PROMPT: Write the lines out again, from the top of the material to the line containing "import * as", pictures excluded.
%%
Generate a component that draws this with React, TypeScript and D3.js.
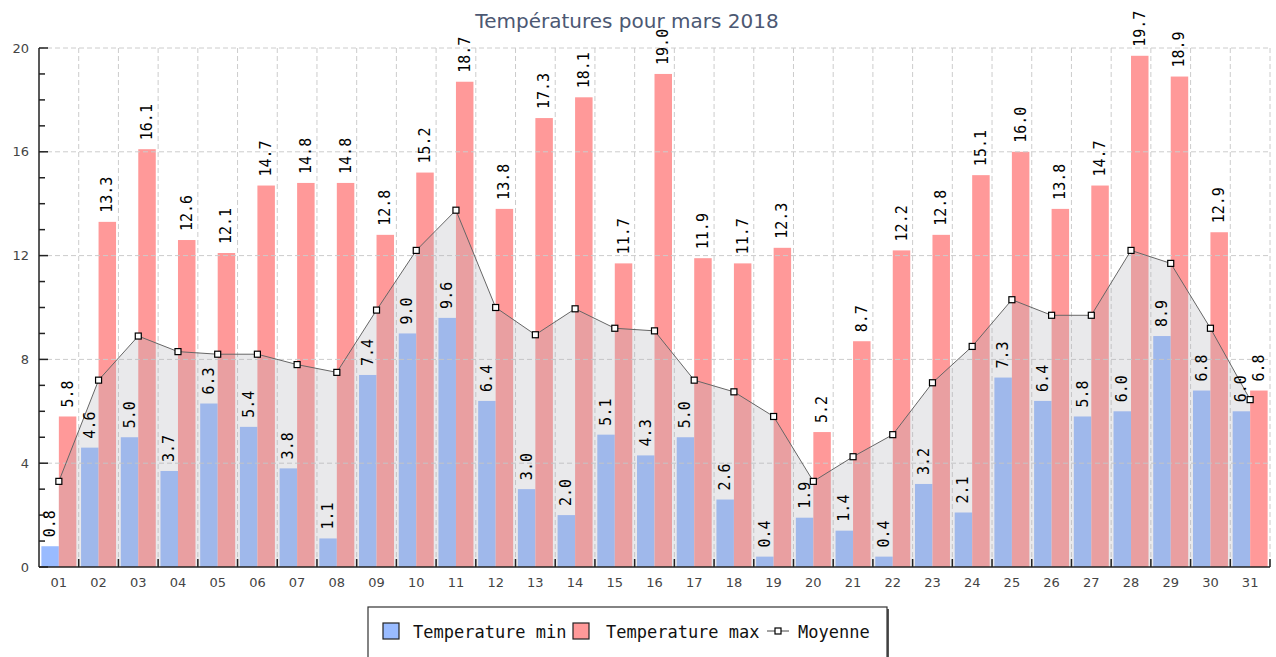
import { useMemo } from "react";
import * as d3 from "d3";

const days = ["01","02","03","04","05","06","07","08","09","10","11","12","13","14","15","16","17","18","19","20","21","22","23","24","25","26","27","28","29","30","31"];
const tempMin = [0.8,4.6,5.0,3.7,6.3,5.4,3.8,1.1,7.4,9.0,9.6,6.4,3.0,2.0,5.1,4.3,5.0,2.6,0.4,1.9,1.4,0.4,3.2,2.1,7.3,6.4,5.8,6.0,8.9,6.8,6.0];
const tempMax = [5.8,13.3,16.1,12.6,12.1,14.7,14.8,14.8,12.8,15.2,18.7,13.8,17.3,18.1,11.7,19.0,11.9,11.7,12.3,5.2,8.7,12.2,12.8,15.1,16.0,13.8,14.7,19.7,18.9,12.9,6.8];
const moyenne = [3.3,7.2,8.9,8.3,8.2,8.2,7.8,7.5,9.9,12.2,13.75,10.0,8.95,9.95,9.2,9.1,7.2,6.75,5.8,3.3,4.25,5.1,7.1,8.5,10.3,9.7,9.7,12.2,11.7,9.2,6.45];
const yTicks = [0, 4, 8, 12, 16, 20];
const minorTicks = d3.range(0, 21);

const W = 1276, H = 657;
const left = 39, right = 1270, top = 48, bottom = 567;
const mono = "'DejaVu Sans Mono', monospace";
const sans = "'DejaVu Sans', sans-serif";

export default function App() {
  const x = useMemo(() => d3.scaleBand<string>().domain(days).range([left, right]), []);
  const y = useMemo(() => d3.scaleLinear().domain([0, 20]).range([bottom, top]), []);
  const inner = d3.scaleBand<string>().domain(["min", "max"]).range([0, x.bandwidth()]).paddingOuter(0.135);
  const cx = (d: string) => (x(d) as number) + x.bandwidth() / 2;

  const area = d3.area<number>().x((_, i) => cx(days[i])).y0(bottom).y1(v => y(v));
  const line = d3.line<number>().x((_, i) => cx(days[i])).y(v => y(v));

  const grid = (
    <g stroke="#cccccc" strokeDasharray="5,3" strokeWidth={1}>
      {yTicks.filter(t => t > 0).map(t => (
        <line key={"h" + t} x1={left} x2={right} y1={y(t)} y2={y(t)} />
      ))}
      {days.map((d, i) => i > 0 ? (
        <line key={"v" + d} x1={x(d)} x2={x(d)} y1={top} y2={bottom} />
      ) : null)}
      <line x1={right} x2={right} y1={top} y2={bottom} />
    </g>
  );

  return (
    <svg width={W} height={H} style={{ position: "absolute", left: 0, top: 0, background: "#fff" }}>
      <text x={627} y={28} textAnchor="middle" fontFamily={sans} fontSize={20} fill="#4c5873">
        Températures pour mars 2018
      </text>

      {/* bars */}
      {days.map((d, i) => (
        <g key={"b" + d}>
          <rect x={(x(d) as number) + (inner("min") as number)} y={y(tempMin[i])} width={inner.bandwidth()} height={bottom - y(tempMin[i])} fill="#99bbff" />
          <rect x={(x(d) as number) + (inner("max") as number)} y={y(tempMax[i])} width={inner.bandwidth()} height={bottom - y(tempMax[i])} fill="#ff9999" />
        </g>
      ))}

      {grid}

      {/* moyenne area + line */}
      <path d={area(moyenne) as string} fill="#b1b1b8" fillOpacity={0.28} />
      <path d={line(moyenne) as string} fill="none" stroke="#666" strokeWidth={1} />
      {moyenne.map((v, i) => (
        <rect key={"m" + i} x={cx(days[i]) - 3} y={y(v) - 3} width={6} height={6} fill="#fff" stroke="#000" strokeWidth={1.2} />
      ))}

      {/* value labels */}
      {days.map((d, i) => {
        const xm = (x(d) as number) + (inner("min") as number) + inner.bandwidth() / 2;
        const xM = (x(d) as number) + (inner("max") as number) + inner.bandwidth() / 2;
        return (
          <g key={"l" + d} fontFamily={mono} fontSize={15} fill="#000">
            <text transform={`translate(${xm},${y(tempMin[i]) - 9}) rotate(-90)`} dominantBaseline="central">{tempMin[i].toFixed(1)}</text>
            <text transform={`translate(${xM},${y(tempMax[i]) - 9}) rotate(-90)`} dominantBaseline="central">{tempMax[i].toFixed(1)}</text>
          </g>
        );
      })}

      {/* axes */}
      <g stroke="#222" strokeWidth={1.5}>
        <line x1={left} x2={left} y1={top} y2={bottom} />
        <line x1={left} x2={right} y1={bottom} y2={bottom} />
        {minorTicks.map(t => (
          <line key={"yt" + t} x1={left} x2={left + (t % 4 === 0 ? 9 : 6)} y1={y(t)} y2={y(t)} />
        ))}
        {days.map((d, i) => i > 0 ? (
          <line key={"xt" + d} x1={x(d)} x2={x(d)} y1={bottom} y2={bottom - 8} />
        ) : null)}
        <line x1={right} x2={right} y1={bottom} y2={bottom - 8} />
      </g>
      <g fontFamily={sans} fontSize={13} fill="#444">
        {yTicks.map(t => (
          <text key={"yl" + t} x={29} y={y(t)} textAnchor="end" dominantBaseline="central">{t}</text>
        ))}
        {days.map(d => (
          <text key={"xl" + d} x={cx(d)} y={587} textAnchor="middle">{d}</text>
        ))}
      </g>

      {/* legend */}
      <g>
        <rect x={370} y={609} width={519} height={52} fill="#555" />
        <rect x={368} y={607} width={519} height={52} fill="#fff" stroke="#333" strokeWidth={1.2} />
        <rect x={383} y={623} width={16} height={16} fill="#99bbff" stroke="#222" strokeWidth={1.2} />
        <text x={413} y={632} fontFamily={mono} fontSize={17} dominantBaseline="central" fill="#111">Temperature min</text>
        <rect x={573} y={623} width={16} height={16} fill="#ff9999" stroke="#222" strokeWidth={1.2} />
        <text x={606} y={632} fontFamily={mono} fontSize={17} dominantBaseline="central" fill="#111">Temperature max</text>
        <line x1={767} x2={789} y1={631} y2={631} stroke="#444" strokeWidth={1} />
        <rect x={775} y={628} width={6} height={6} fill="#fff" stroke="#000" strokeWidth={1.2} />
        <text x={798} y={632} fontFamily={mono} fontSize={17} dominantBaseline="central" fill="#111">Moyenne</text>
      </g>
    </svg>
  );
}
%%
ANSWER TO THIS EXERCISE:
Generate a component that draws this with React, TypeScript and D3.js.
import { useMemo } from "react";
import * as d3 from "d3";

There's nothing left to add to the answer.